### DIRECTION:
In the data below, locate each line with the word "this" and list it.

### INPUT RECORDS:

++++++++++++++++++++

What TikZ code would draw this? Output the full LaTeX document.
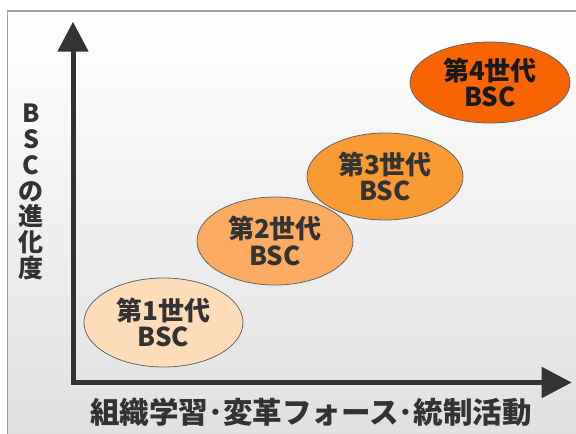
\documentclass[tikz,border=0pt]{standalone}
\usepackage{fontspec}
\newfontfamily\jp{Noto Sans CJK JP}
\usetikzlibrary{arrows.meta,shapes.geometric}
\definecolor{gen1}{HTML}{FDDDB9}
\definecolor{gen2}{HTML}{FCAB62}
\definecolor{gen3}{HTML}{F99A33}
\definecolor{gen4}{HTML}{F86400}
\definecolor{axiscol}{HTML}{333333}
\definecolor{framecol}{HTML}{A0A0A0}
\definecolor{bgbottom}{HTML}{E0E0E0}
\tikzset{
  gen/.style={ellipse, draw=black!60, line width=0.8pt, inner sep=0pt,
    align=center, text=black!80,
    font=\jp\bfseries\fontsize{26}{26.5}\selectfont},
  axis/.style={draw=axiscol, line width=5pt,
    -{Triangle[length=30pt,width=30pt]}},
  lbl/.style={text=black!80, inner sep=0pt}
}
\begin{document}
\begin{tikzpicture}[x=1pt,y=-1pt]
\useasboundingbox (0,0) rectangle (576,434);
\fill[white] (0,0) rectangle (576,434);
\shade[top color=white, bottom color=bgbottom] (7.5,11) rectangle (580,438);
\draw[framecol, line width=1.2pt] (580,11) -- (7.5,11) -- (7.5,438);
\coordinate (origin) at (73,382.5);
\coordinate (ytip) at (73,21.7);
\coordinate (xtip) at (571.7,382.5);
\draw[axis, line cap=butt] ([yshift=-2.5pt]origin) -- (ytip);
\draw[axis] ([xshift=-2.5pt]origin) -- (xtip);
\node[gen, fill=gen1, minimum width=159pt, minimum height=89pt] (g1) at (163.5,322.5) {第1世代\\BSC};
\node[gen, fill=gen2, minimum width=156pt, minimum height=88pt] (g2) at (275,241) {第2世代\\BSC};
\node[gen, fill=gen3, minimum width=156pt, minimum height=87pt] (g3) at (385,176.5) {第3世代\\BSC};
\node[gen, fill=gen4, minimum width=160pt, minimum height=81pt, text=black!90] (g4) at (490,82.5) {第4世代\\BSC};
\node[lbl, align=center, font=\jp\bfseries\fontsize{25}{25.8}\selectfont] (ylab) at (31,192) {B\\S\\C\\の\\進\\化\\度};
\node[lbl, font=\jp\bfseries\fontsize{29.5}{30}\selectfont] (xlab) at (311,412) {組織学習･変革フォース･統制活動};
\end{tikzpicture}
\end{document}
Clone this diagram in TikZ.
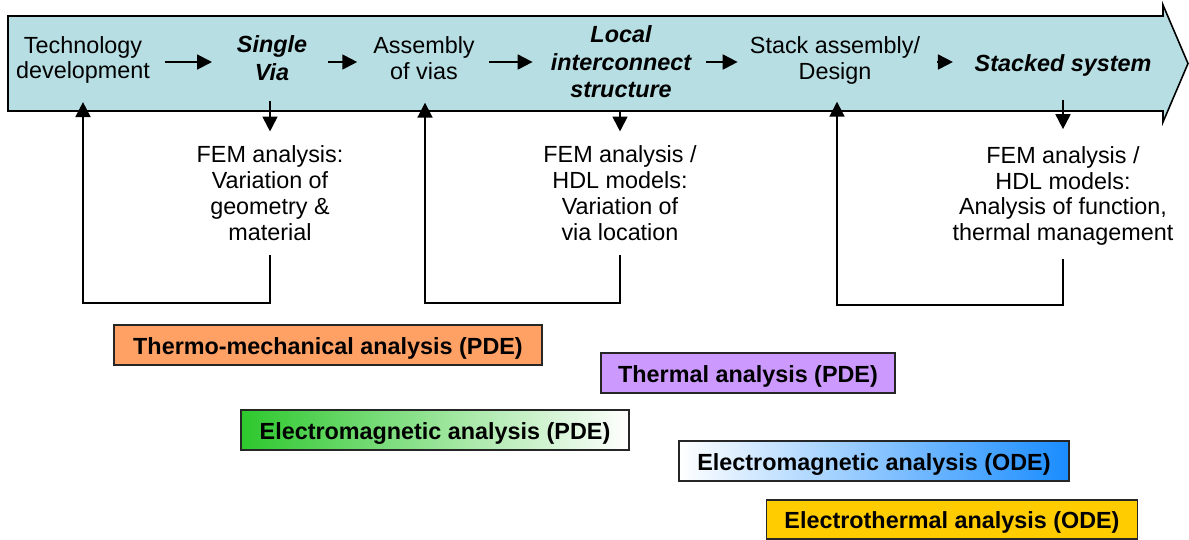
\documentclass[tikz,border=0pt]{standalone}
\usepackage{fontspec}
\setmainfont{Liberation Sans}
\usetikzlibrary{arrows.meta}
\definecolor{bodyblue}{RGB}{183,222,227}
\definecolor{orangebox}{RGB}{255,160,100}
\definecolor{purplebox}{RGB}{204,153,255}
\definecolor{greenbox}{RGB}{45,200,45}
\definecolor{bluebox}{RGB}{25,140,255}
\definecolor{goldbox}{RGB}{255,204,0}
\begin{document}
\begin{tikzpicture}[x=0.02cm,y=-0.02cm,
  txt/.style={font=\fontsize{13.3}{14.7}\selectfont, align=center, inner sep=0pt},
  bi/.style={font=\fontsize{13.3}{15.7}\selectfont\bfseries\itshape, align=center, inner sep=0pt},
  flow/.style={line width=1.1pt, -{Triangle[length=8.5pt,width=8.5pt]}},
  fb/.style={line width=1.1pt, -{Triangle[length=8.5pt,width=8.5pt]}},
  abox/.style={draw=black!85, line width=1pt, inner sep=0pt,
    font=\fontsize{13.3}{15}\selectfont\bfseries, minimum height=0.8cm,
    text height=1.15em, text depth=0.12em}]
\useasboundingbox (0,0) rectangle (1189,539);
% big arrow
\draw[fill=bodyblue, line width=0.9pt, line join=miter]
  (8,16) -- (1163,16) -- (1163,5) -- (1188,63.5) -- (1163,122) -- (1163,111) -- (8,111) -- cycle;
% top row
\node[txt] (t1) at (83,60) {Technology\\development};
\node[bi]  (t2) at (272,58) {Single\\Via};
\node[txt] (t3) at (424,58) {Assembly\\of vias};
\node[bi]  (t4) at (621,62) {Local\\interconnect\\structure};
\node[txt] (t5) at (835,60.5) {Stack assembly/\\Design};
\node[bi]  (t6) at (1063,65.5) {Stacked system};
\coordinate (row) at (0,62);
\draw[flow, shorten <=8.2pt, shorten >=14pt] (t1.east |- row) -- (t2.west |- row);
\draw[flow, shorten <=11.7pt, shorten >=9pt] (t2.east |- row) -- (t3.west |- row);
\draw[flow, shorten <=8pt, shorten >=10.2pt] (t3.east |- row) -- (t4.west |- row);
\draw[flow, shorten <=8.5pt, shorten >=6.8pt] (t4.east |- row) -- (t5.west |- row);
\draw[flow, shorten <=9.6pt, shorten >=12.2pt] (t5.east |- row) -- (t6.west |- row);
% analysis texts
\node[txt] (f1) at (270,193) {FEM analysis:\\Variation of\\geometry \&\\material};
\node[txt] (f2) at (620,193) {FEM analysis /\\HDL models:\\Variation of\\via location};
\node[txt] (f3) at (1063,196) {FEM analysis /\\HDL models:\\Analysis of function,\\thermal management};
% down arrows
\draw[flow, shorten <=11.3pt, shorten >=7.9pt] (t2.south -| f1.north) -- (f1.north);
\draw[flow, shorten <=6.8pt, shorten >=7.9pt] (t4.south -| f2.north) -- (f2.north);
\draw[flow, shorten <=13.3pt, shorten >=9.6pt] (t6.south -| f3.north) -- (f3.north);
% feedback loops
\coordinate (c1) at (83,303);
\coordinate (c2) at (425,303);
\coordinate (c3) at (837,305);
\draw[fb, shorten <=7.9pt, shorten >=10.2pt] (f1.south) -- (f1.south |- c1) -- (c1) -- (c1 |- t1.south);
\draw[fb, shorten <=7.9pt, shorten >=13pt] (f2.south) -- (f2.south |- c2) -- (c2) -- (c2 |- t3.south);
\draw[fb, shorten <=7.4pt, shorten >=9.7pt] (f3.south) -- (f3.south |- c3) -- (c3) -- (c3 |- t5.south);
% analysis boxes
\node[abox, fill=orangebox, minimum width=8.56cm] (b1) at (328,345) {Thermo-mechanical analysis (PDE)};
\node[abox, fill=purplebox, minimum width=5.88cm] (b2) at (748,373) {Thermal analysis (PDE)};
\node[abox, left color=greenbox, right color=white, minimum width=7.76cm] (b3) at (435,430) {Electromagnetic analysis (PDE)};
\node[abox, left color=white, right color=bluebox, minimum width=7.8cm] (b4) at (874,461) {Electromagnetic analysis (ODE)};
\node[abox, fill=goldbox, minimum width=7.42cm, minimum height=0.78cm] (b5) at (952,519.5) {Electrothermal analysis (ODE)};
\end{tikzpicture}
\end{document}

++++++++++++++++++++

### REPLY TO THE TASK:
What TikZ code would draw this? Output the full LaTeX document.
Clone this diagram in TikZ.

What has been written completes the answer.